To me, this sentence only makes sense if Oder is a typo for Odet. Apparently there is a rare French name Audet/Odet. Possibly Odette is a female version of the name.

(sorry for the missing accents and cedillas in the transcription)


----------



## Scholiast

@exgerman (# 5)

Greetings. Fascinating—but can you tell us any more about this Aquitanian dynastic name 'Eudo' and its origins or etymology? 'Audet'/'Odet[te]' looks plausible, though I have never come across the former.

In (post-)Renaissance Europe, it was not unknown for parents to devise Latinised forms of names for their offspring, witness 'Wolfgang _Amadeus_ [= "Theophilus"/"Gottlieb"] Mozart'.

Σ


----------



## Maroseika

Very interesting. I've checked the source and so far don't understand the whole story. Their father being a foreigner, did not know the proper name Eudo. But how then he came to Audectus, if not having Latinized Eudo? Or this is the idea of Joseph to Frenchify (Occitanify?) it this way?


----------



## exgerman

JJ says that JC named his son Odet/Audactus. I have no idea why JJ thinks his father should have named the child Eudo.

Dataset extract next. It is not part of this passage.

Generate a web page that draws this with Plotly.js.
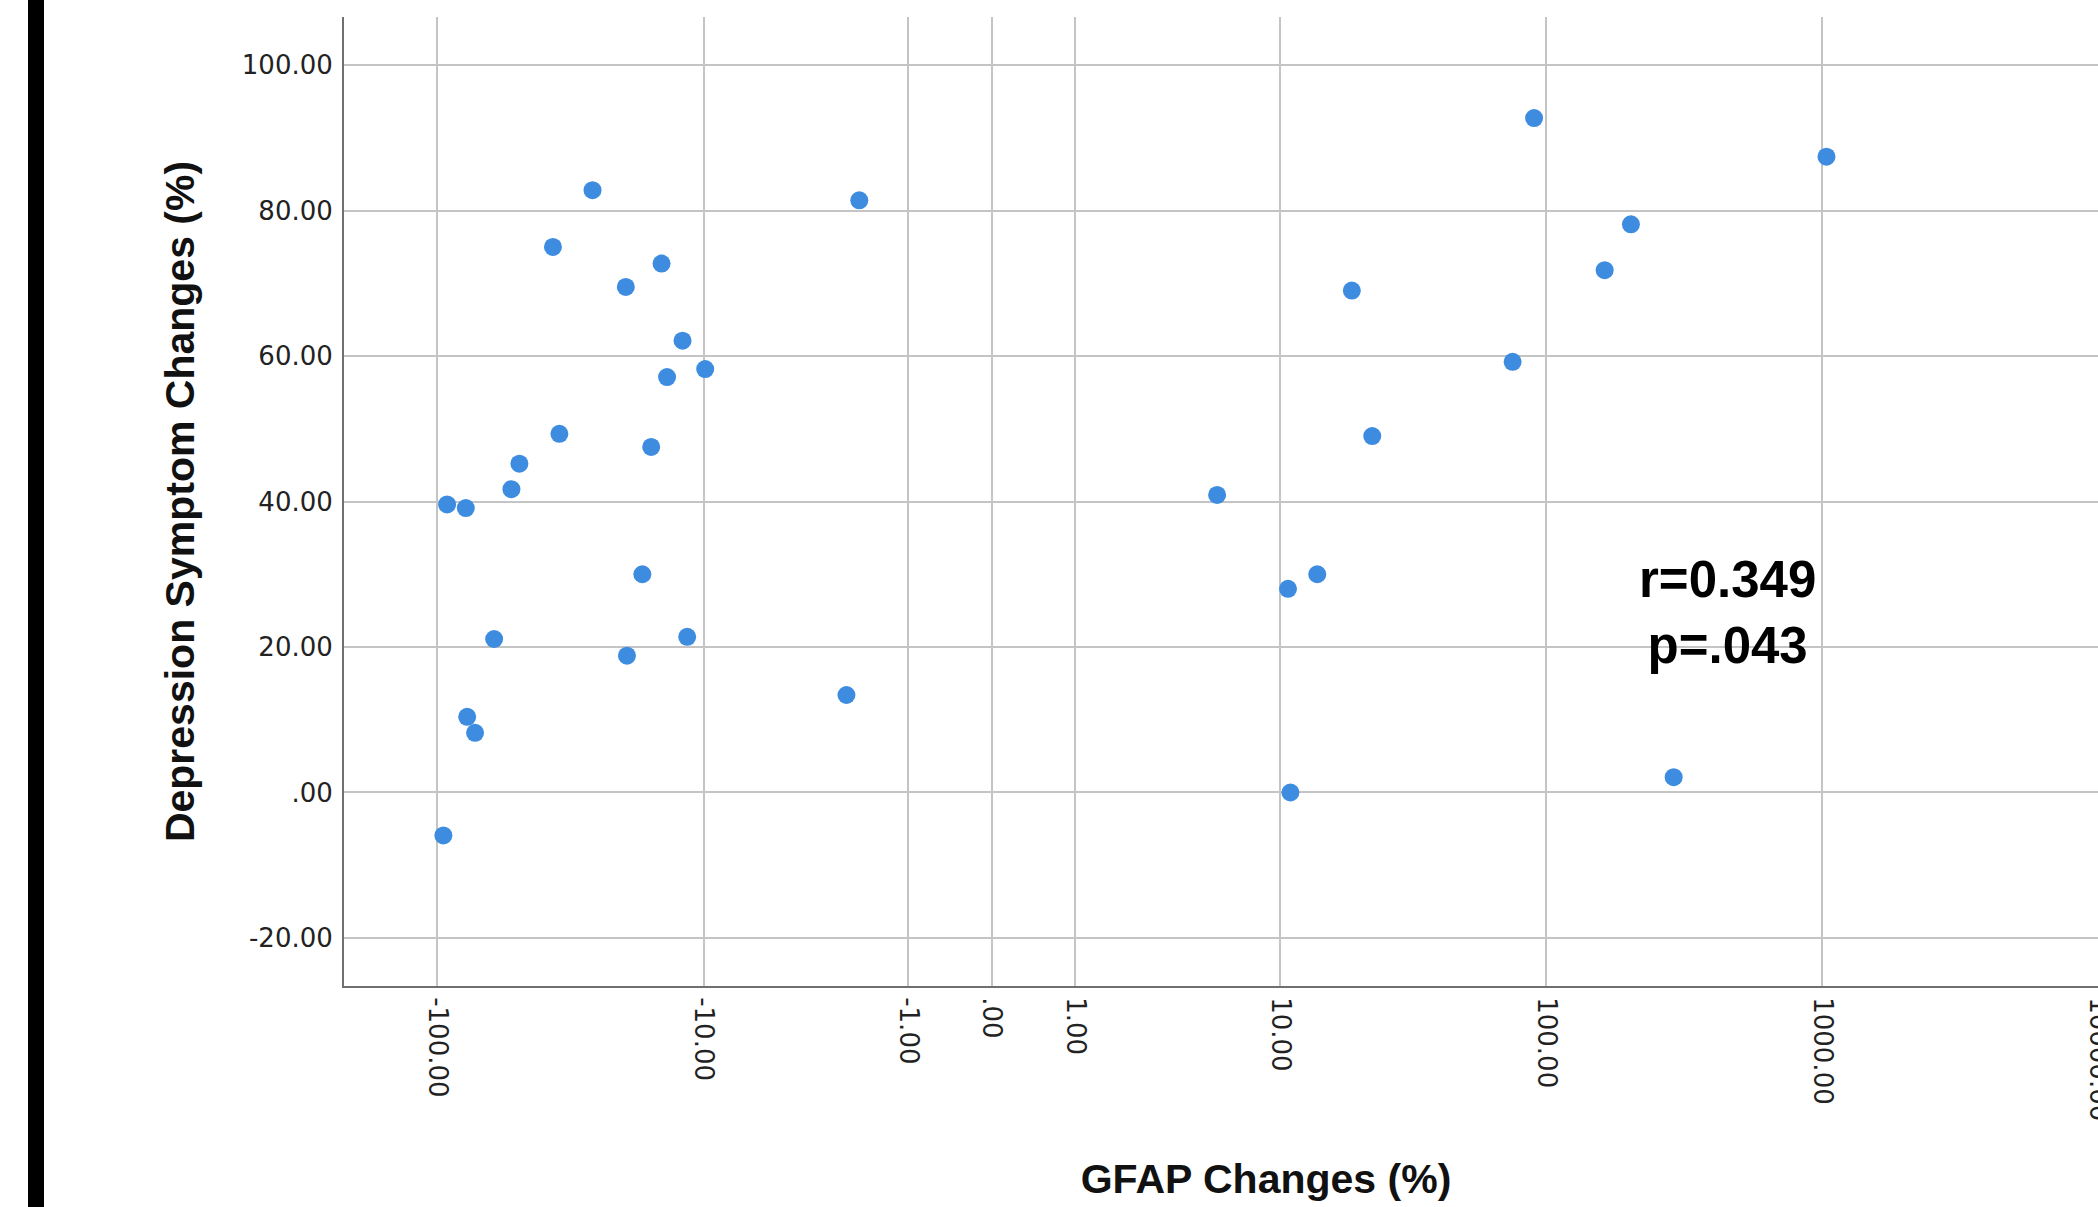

JC was an Italian, or possibly a Pole, who made a career in France. He claimed to be a descendant of the noble della Scala family. Hence the name Scaliger.


----------



## Maroseika

Thank you.


----------



## Circunflejo

Scholiast said:


> 'Audet'/'Odet[te]' looks plausible, though I have never come across the former.


Nicolas Audet also known as Nicolaus Audectus or Nicolai Audecti (see: Questiones quolibetales ex quattuor Sententiarum voluminibus a Joanne Duns Scot... edite nuperrime revise et a preclaro doctore Antonio de Fantis Tarvisino... restitute. [Nicolai Audecti Cyprii Carmelite... terraeque sancte provincialis Carmen.Ad clarissimum doctorem d. Antonii de Fantis Tarvisinum Joannis Marii Albani... Carmen] | Base patrimoine | Catalogue collectif de France (CCFr)).


Scholiast said:


> can you tell us any more about this Aquitanian dynastic name 'Eudo' and its origins or etymology?


The note 1 may help: https://fr.wikipedia.org/wiki/Eudes_d'Aquitaine


----------